Given exercise: Go through the data below. Pull out every line that has the word "chart".

— Start Supplied material —

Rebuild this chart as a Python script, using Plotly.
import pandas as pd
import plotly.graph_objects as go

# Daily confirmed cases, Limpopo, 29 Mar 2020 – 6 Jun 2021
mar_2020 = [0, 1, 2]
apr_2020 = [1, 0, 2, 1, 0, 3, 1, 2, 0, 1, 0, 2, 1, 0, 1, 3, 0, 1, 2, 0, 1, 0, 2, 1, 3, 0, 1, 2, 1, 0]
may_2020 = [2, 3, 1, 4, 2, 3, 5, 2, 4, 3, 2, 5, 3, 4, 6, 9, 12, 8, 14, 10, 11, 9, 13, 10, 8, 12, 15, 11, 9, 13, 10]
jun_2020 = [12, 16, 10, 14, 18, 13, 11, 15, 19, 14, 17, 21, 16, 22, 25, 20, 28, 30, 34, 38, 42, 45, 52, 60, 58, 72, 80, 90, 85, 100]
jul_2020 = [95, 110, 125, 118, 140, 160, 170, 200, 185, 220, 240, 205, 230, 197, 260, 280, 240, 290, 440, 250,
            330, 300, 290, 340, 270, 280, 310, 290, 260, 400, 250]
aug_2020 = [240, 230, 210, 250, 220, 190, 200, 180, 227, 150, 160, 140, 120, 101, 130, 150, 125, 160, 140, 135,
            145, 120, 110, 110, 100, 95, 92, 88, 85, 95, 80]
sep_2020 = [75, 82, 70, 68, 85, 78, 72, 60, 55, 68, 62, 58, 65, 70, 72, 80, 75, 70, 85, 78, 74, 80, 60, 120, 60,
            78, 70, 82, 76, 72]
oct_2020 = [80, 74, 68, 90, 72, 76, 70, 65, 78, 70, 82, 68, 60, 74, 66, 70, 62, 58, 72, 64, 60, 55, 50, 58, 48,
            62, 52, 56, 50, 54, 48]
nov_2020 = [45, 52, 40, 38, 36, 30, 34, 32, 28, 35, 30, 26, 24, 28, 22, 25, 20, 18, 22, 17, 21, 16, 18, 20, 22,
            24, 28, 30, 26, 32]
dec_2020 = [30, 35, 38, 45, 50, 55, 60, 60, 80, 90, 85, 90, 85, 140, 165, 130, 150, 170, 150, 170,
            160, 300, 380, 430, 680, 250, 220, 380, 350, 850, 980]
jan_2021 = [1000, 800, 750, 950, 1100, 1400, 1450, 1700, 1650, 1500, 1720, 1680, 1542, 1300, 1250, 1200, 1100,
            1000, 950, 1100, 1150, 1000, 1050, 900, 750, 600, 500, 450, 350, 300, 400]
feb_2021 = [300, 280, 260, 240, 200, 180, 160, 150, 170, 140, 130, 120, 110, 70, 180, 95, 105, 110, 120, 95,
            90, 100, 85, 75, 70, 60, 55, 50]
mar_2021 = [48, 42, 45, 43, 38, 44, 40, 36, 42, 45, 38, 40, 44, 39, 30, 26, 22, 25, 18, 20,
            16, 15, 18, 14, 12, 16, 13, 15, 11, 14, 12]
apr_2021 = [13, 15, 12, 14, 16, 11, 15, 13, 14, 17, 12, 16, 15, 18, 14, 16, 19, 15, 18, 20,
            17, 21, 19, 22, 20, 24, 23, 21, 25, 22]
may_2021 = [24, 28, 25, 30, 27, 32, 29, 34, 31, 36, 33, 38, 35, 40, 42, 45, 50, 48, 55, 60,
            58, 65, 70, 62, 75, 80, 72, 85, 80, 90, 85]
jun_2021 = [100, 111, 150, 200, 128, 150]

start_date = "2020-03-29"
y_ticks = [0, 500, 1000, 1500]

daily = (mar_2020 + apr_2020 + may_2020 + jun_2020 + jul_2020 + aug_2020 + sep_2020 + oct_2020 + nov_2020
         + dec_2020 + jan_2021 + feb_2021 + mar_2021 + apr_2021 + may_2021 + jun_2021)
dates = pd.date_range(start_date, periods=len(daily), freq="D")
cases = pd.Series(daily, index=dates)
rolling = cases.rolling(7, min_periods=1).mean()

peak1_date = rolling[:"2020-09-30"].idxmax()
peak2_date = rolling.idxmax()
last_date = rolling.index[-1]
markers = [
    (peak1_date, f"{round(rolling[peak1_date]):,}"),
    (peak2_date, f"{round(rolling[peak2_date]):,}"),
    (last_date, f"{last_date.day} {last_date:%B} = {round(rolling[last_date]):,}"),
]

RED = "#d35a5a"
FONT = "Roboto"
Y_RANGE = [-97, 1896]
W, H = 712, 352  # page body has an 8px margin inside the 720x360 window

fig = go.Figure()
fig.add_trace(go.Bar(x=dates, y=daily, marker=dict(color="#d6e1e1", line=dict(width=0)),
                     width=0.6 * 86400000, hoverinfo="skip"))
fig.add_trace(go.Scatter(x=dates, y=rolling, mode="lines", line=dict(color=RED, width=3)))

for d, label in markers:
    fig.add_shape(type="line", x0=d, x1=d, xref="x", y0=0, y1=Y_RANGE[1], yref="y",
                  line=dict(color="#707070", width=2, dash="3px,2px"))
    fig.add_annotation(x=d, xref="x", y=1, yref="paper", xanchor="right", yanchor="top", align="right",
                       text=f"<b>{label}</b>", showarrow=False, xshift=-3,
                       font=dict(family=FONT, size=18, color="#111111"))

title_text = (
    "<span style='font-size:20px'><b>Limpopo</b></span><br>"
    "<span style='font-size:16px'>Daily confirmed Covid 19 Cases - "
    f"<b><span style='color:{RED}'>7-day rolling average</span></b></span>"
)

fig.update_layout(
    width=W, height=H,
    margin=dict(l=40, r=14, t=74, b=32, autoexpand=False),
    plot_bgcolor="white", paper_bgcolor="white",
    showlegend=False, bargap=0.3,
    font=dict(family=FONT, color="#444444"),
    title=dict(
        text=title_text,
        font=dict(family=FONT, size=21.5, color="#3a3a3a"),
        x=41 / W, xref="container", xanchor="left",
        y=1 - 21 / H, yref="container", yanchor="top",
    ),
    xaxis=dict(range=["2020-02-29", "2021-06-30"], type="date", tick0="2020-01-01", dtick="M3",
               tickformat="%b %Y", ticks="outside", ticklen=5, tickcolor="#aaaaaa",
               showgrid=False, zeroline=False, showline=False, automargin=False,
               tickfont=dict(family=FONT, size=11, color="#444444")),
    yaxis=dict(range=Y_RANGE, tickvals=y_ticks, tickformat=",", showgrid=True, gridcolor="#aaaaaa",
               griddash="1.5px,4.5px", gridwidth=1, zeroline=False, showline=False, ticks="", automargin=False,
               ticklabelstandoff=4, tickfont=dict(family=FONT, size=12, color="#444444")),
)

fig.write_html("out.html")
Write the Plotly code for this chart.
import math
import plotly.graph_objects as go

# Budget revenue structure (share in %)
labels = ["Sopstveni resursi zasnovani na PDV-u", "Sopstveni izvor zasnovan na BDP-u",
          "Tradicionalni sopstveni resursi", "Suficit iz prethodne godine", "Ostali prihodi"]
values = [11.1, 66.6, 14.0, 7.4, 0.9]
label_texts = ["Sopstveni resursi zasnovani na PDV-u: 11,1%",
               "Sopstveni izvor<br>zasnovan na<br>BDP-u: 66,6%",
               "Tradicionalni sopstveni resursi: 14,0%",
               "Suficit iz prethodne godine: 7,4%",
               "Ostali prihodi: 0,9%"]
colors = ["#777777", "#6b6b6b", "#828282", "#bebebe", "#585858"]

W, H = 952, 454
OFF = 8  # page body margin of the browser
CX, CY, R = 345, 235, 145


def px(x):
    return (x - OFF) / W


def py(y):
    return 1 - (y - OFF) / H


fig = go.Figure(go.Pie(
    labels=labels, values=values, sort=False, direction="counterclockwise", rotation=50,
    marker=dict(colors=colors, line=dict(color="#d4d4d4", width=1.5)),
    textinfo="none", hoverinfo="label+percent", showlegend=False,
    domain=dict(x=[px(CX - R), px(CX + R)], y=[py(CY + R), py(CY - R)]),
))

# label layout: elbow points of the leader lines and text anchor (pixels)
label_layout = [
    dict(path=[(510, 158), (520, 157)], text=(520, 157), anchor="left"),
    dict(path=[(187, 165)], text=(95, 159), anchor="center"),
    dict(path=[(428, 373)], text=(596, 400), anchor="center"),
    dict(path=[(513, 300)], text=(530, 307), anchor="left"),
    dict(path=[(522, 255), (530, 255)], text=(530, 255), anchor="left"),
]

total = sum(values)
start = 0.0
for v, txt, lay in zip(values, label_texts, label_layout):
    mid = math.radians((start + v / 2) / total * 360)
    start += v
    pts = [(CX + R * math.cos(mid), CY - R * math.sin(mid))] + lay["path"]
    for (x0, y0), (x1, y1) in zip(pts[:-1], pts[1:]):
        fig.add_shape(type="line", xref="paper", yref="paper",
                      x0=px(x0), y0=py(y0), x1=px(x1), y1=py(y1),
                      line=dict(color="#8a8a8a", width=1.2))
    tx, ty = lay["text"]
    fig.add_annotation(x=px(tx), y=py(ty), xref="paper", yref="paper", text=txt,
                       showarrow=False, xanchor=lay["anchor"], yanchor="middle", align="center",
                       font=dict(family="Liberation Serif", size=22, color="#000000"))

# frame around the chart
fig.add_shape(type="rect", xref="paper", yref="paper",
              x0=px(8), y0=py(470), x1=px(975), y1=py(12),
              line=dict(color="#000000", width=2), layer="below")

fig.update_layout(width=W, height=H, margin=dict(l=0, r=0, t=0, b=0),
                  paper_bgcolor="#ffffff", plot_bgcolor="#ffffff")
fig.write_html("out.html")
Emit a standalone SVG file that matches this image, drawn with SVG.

— End Supplied material —

Response:
Rebuild this chart as a Python script, using Plotly.
Write the Plotly code for this chart.
# frame around the chart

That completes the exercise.